## BEGIN

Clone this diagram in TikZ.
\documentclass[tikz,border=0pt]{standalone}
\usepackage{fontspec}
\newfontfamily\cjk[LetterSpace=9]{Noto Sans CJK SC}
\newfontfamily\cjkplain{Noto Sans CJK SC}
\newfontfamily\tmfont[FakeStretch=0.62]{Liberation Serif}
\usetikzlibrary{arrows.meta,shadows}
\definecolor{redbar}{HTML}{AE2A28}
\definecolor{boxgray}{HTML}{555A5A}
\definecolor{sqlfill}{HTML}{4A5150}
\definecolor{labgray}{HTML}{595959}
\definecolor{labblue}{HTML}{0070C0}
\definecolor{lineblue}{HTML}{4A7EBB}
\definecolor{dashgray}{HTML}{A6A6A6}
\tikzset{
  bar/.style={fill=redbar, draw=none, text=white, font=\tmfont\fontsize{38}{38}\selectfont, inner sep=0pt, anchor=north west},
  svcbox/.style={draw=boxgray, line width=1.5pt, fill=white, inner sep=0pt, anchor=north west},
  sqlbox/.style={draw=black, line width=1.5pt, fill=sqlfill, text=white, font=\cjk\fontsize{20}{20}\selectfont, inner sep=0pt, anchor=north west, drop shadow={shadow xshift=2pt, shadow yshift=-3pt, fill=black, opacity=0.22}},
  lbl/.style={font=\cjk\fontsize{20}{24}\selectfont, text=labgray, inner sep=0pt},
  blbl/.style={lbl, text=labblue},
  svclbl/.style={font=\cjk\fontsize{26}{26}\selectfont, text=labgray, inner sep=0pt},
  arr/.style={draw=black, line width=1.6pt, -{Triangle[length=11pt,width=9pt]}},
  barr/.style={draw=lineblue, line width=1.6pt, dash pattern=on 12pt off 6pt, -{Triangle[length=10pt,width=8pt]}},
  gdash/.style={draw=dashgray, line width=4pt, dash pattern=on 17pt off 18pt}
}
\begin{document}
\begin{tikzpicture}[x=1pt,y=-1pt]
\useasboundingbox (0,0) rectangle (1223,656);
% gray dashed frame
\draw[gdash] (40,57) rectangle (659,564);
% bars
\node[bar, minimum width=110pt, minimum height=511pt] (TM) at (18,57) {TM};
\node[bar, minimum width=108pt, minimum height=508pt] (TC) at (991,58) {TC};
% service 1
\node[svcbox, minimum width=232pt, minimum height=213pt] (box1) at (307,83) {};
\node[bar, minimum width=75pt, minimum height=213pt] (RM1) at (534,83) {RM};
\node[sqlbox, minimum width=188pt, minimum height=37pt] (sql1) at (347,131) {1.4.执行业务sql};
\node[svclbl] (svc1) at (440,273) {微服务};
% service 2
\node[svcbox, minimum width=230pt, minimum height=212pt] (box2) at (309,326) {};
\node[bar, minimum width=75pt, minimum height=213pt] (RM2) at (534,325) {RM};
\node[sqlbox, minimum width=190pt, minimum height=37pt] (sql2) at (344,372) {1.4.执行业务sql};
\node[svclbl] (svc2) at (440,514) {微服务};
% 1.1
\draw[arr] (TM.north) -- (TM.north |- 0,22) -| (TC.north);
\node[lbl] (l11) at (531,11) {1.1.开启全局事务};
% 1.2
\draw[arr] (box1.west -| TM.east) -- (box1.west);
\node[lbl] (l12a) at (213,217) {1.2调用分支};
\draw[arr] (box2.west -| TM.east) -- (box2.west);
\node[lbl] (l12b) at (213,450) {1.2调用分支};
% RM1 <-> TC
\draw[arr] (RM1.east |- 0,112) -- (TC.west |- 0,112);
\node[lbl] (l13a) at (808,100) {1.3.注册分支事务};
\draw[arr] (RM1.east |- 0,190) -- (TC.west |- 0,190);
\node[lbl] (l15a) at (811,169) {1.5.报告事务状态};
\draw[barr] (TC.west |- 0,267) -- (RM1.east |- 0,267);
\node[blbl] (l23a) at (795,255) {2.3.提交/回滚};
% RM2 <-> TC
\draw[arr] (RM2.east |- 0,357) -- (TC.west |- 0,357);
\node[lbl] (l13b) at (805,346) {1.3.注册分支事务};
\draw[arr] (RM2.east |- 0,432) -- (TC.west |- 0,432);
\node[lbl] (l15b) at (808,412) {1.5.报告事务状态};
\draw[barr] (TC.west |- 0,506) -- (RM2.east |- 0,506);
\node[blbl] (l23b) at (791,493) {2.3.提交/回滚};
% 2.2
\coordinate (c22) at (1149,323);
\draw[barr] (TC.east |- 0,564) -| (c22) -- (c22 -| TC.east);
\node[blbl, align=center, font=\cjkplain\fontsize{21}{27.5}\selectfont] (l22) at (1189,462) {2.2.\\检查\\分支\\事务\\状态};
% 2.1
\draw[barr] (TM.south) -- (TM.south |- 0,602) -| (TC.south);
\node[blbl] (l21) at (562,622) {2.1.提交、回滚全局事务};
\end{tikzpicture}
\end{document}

## END
## BEGIN

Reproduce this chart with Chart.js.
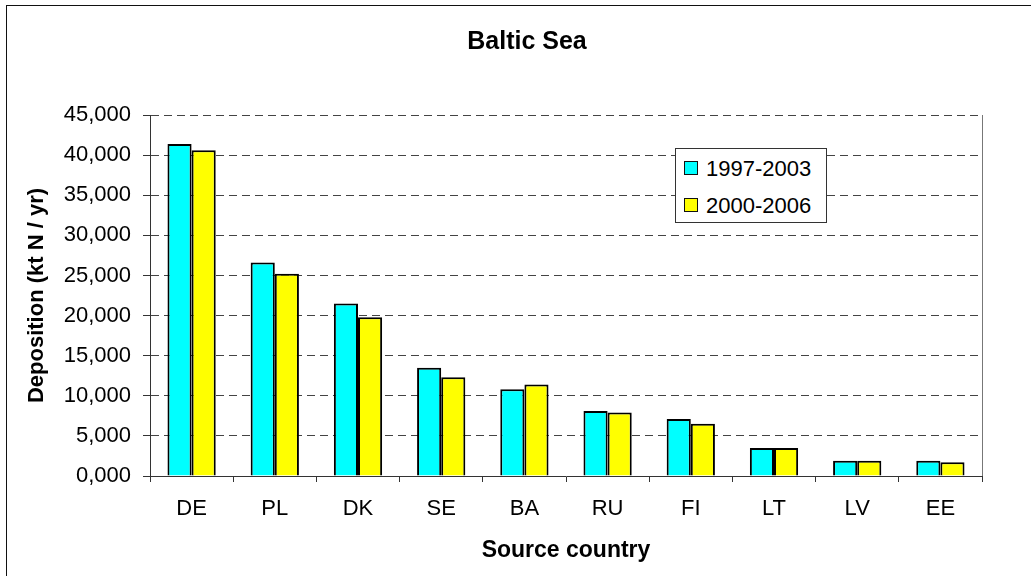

## END
## BEGIN

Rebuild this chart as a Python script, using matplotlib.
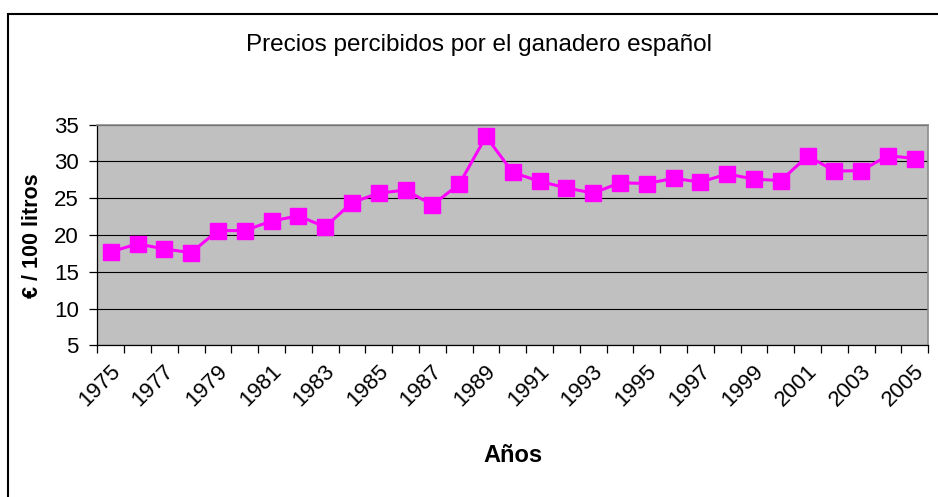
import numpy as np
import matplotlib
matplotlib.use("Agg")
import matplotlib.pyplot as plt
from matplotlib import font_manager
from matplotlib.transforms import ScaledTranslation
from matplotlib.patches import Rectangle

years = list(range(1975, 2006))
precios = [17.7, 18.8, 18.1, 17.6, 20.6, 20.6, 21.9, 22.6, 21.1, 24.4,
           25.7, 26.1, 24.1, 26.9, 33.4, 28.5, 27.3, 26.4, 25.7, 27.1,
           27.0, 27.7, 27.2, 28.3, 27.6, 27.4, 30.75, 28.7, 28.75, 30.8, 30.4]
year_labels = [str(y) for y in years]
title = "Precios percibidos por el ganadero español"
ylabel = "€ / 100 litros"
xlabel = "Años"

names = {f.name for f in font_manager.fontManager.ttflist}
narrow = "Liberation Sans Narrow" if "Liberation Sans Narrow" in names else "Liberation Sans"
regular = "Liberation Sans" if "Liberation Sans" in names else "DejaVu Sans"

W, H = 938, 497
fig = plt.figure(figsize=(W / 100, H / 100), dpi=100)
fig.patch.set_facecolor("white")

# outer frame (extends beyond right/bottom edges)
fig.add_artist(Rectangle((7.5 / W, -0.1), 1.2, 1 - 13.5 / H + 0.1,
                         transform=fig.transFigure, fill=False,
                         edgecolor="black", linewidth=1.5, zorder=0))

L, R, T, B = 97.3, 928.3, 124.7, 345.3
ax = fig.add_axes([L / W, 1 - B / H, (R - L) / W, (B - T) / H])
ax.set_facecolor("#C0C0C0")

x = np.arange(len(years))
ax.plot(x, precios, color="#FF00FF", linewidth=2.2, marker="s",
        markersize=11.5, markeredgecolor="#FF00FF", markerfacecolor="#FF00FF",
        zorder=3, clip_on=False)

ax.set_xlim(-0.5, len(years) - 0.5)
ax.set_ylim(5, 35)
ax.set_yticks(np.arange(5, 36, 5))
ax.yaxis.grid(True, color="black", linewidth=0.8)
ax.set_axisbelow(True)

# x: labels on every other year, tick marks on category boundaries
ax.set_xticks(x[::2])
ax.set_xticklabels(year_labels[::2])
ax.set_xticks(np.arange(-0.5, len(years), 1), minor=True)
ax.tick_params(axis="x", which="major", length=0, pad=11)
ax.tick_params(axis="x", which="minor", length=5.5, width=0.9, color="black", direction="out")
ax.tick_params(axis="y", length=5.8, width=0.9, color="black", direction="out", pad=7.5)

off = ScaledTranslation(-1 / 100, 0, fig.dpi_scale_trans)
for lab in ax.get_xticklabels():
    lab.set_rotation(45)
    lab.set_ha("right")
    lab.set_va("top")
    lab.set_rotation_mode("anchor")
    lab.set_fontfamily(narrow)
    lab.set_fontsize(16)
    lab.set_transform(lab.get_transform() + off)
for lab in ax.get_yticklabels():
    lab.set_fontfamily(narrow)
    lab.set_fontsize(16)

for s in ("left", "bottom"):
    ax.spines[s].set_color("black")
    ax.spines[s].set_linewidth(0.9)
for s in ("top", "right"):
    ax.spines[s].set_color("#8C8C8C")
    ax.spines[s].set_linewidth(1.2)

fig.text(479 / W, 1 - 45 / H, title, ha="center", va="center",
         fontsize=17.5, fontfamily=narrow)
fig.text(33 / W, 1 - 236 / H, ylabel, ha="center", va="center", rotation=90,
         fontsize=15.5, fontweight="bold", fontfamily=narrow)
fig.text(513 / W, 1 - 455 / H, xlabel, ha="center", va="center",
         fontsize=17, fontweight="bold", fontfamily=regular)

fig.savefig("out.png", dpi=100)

## END

* [Work to complete] Find all lines with "matplotlib" in them and copy each one.

* [Written response]
Rebuild this chart as a Python script, using matplotlib.
import matplotlib
matplotlib.use("Agg")
import matplotlib.pyplot as plt
from matplotlib import font_manager
from matplotlib.transforms import ScaledTranslation
from matplotlib.patches import Rectangle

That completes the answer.